Quando andávamos com ele pela estrada fora e o ouvia ao vivo. Todos aqueles momentos desde que ele saia do hotel até subir ao palco, os bastidores dos concertos. Estar ali e adorar o espetáculo. Estar ali com ele e com a minha mãe eram momentos preciosos.
Depois do livro, o filme. Já tinha passado pelo processo de escrita do livro, não pensou duas vezes antes de aceitar fazer o filme?
Não, porque na nossa cultura as pessoas leem, mas um filme, seja na televisão ou no cinema, chama muito mais a atenção. Muito mais pessoas iriam ter conhecimento desta história. E sempre quis que tivesse a maior audiência possível. Já tinham desejado trabalhar comigo mas, ou queriam mudar a história ou concentrar-se mais no meu pai. Para mim, o mais importante era contar a minha história, fora para isso que escrevera o livro. E o John percebeu isso.
Fale-nos um pouco de si, parece que gosta imenso de cozinhar.
É verdade, desde criança. Tive muita sorte porque sempre gostei de ir à escola e de aprender. Estudei numa escola católica, mais focada em aprender do que em outras distrações. A minha mãe levou-me a muitos sítios. Mesmo tendo ficado grávida aos 16 anos consegui terminar o liceu e a universidade.
O que fez depois?
Comecei a trabalhar na rádio, mas na parte administrativa. Adoro desafios. Por isso fui fazer a escola de culinária, para saber fazer bem as coisas. O que me fez ir para a frente como mãe jovem, foi querer fazer coisas. Tive uma vida muito melhor do que alguma vez pensei vir a ter.
Relacionado com a culinária, trabalhou em associações humanitárias.
Fui chefe de cozinha no banco alimentar da minha região. E fizeram um programa que consistia em ir a escolas e ensinar coisas básicas. Levávamos fogões e ingredientes e ensinávamos os miúdos a comer coisas mais saudáveis. Muitos deles só comiam bem uma vez por dia, na cantina da escola. Estou a pensar reformar-me no próximo ano e depois já me posso concentrar mais nessas atividades.

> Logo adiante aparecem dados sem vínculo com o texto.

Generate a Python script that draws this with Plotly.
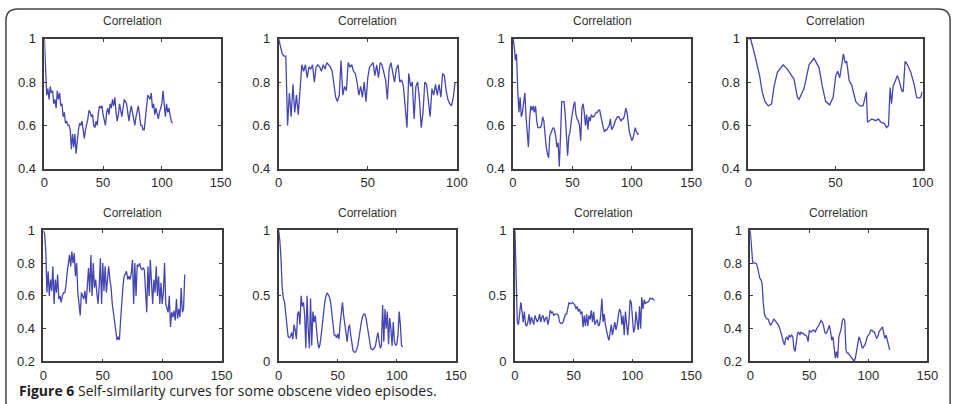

John Alexander: "Foi a voz da Sharon que me convenceu a fazer o filme"
O realizador John Alexander explicou-nos como tinha conhecido a história de Sharon Preston-Folla: "Parecia que estava escrito. Foi através da Leea Umberger, a produtora do filme. Tinha visto o meu trabalho anterior, "This is love", sobre o cantor de música soul Rudy Love, de que era grande fã e me tornei grande amigo. A Lea programou o filme na Florida, perto de onde a Sharon vive. Fui à projeção e percebi que a Lea tinha em mente fazer um filme sobre a história da Sharon. Disse-me que já sabia o que eu ia fazer a seguir e perguntou-me se eu sabia que o Louis Armstrong tinha uma filha. Eu não fazia ideia.

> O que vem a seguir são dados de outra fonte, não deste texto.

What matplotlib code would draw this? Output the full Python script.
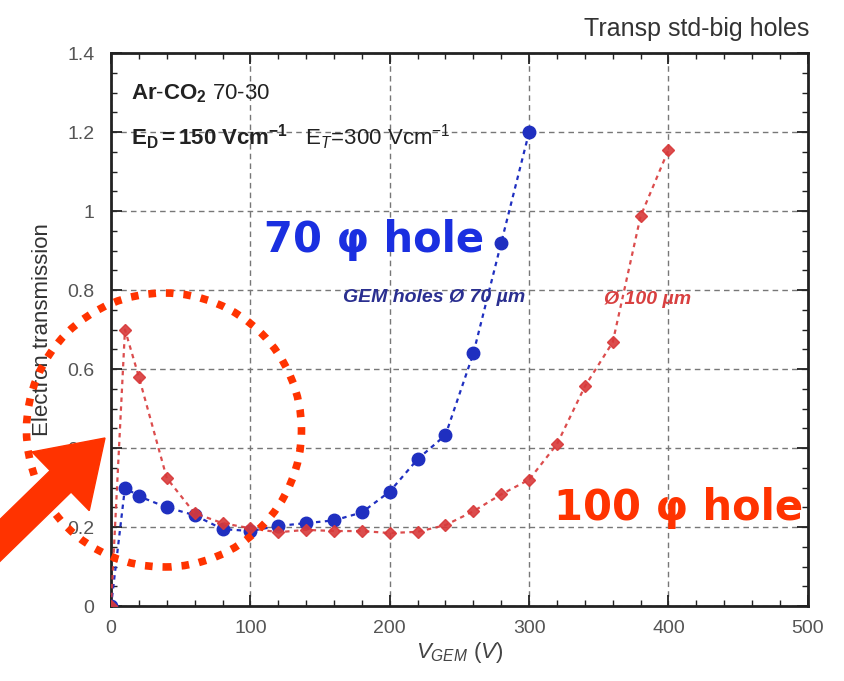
import matplotlib
matplotlib.use("Agg")
import matplotlib.pyplot as plt
from matplotlib.patches import Ellipse, FancyArrow
from matplotlib.ticker import MultipleLocator

plt.rcParams['font.family'] = ['Liberation Sans', 'DejaVu Sans']
plt.rcParams['mathtext.fontset'] = 'custom'
plt.rcParams['mathtext.rm'] = 'Liberation Sans'
plt.rcParams['mathtext.it'] = 'Liberation Sans:italic'
plt.rcParams['mathtext.bf'] = 'Liberation Sans:bold'

# GEM voltage (V) and electron transmission, 70 um holes
v_70 = [0, 10, 20, 40, 60, 80, 100, 120, 140, 160, 180, 200, 220, 240, 260, 280, 300]
t_70 = [0, 0.30, 0.278, 0.25, 0.23, 0.195, 0.19, 0.203, 0.21, 0.217, 0.237, 0.29,
        0.372, 0.433, 0.64, 0.92, 1.20]

# 100 um holes
v_100 = [0, 10, 20, 40, 60, 80, 100, 120, 140, 160, 180, 200, 220, 240, 260, 280,
         300, 320, 340, 360, 380, 400]
t_100 = [0, 0.70, 0.58, 0.324, 0.235, 0.21, 0.197, 0.187, 0.193, 0.19, 0.19, 0.185,
         0.188, 0.205, 0.24, 0.283, 0.32, 0.41, 0.556, 0.668, 0.987, 1.155]

blue = '#1f2fc0'
red = '#d8393a'

fig = plt.figure(figsize=(8.45, 6.81), dpi=100)
ax = fig.add_axes([0.1314, 0.110, 0.8246, 0.812])

ax.plot(v_70, t_70, color=blue, ls=(0, (2, 2)), lw=1.6, marker='o', ms=9,
        mec=blue, mfc=blue, zorder=3)
ax.plot(v_100, t_100, color=red, ls=(0, (2, 2)), lw=1.6, marker='D', ms=6.5,
        mec=red, mfc=red, alpha=0.9, zorder=3)

ax.set_xlim(0, 500)
ax.set_ylim(0, 1.4)
ax.xaxis.set_major_locator(MultipleLocator(100))
ax.xaxis.set_minor_locator(MultipleLocator(20))
ax.yaxis.set_major_locator(MultipleLocator(0.2))
ax.yaxis.set_minor_locator(MultipleLocator(0.05))
ax.set_yticks([0, 0.2, 0.4, 0.6, 0.8, 1.0, 1.2, 1.4])
ax.set_yticklabels(['0', '0.2', '0.4', '0.6', '0.8', '1', '1.2', '1.4'])
ax.tick_params(which='both', direction='in', top=True, right=True, colors='#222222',
               labelcolor='#555555', labelsize=14)
ax.tick_params(which='major', length=8, width=1.3)
ax.tick_params(which='minor', length=4, width=1.0)
ax.tick_params(axis='x', pad=10)
ax.tick_params(axis='y', pad=12)
ax.grid(True, which='major', color='#777777', ls=(0, (4, 3)), lw=1.0)
for s in ax.spines.values():
    s.set_linewidth(2.0)
    s.set_color('#222222')

ax.set_xlabel(r'$\mathit{V_{GEM}}$ $\mathit{(V)}$', fontsize=16, color='#444444', labelpad=2)
ax.set_ylabel('Electron transmission', fontsize=16, color='#333333', labelpad=10)

fig.text(0.958, 0.957, 'Transp std-big holes', ha='right', va='center', fontsize=18,
         color='#333333')

ax.text(0.028, 0.926, r'$\mathbf{Ar}$-$\mathbf{CO_2}$ 70-30', transform=ax.transAxes,
        fontsize=16, color='#222222', va='center')
ax.text(0.028, 0.848, r'$\mathbf{E_D=150\ Vcm^{-1}}$   E$_T$=300 Vcm$^{-1}$',
        transform=ax.transAxes, fontsize=16, color='#222222', va='center')

ax.text(232, 0.782, r'GEM holes Ø 70 µm', fontsize=14, fontweight='bold', style='italic',
        color='#2a2f90', ha='center', va='center')
ax.text(385, 0.775, r'Ø 100 µm', fontsize=14, fontweight='bold', style='italic',
        color='#d84040', ha='center', va='center')

# annotations drawn on top
ax.text(189, 0.926, '70 φ hole', fontsize=30, fontweight='bold', color='#1a2fe0',
        family='DejaVu Sans', ha='center', va='center', zorder=5)
ax.text(407, 0.248, '100 φ hole', fontsize=30, fontweight='bold', color='#ff3300',
        family='DejaVu Sans', ha='center', va='center', zorder=5)

circ = Ellipse((1.64, 6.81 - 4.30), 2.75, 2.74, transform=fig.dpi_scale_trans,
               fill=False, ec='#ff3300', lw=5.5, ls=(0, (1.0, 1.3)), zorder=6)
fig.add_artist(circ)
arr = FancyArrow(-0.15, 6.81 - 5.55, 1.20, 1.17, width=0.30, head_width=0.82,
                 head_length=0.62, length_includes_head=True,
                 transform=fig.dpi_scale_trans, color='#ff3300', zorder=6)
fig.add_artist(arr)

fig.savefig('out.png', dpi=100)
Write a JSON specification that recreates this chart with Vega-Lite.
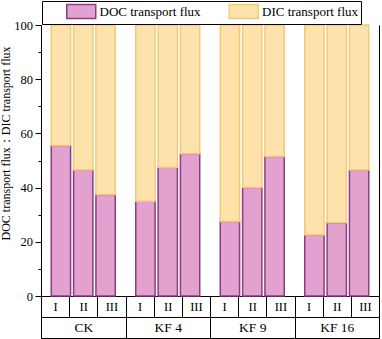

"Uns meses depois mandou-me o livro da Sharon. Nunca me esquecerei desse momento, de ler as memórias da Sharon no meu ipad, num comboio algures na Europa, A minha primeira impressão, que valorizo sempre muito, criativamente, foi ficar espantado como é que aquela história ainda não tinha sido contada em filme. De um lado uma das figuras mais populares de todo o mundo, talvez o americano mais famoso de sempre. E do outro a história mais secreta e escondida que se pode imaginar. O que me impressionou mais nessa primeira leitura foi a voz da Sharon. Era como se ela estivesse a falar comigo. Se eu pudesse replicar esse sentimento para o espectador, então o filme ia funcionar."
John Alexander não se esquece da primeira vez que falou com a filha de Louis Armstrong: "Tivemos uma primeira conversa telefónica. Nunca tinha ouvido a voz da Sharon. Foi a voz dela que me convenceu de imediato. Pela voz, percebe-se bem que é a filha do pai". E conclui: "O maior cumprimento que me podem dar não é acharem que o filme é interessante, mas que sentiram alguma coisa ao vê-lo. E há pessoas que vêm ter comigo a chorar".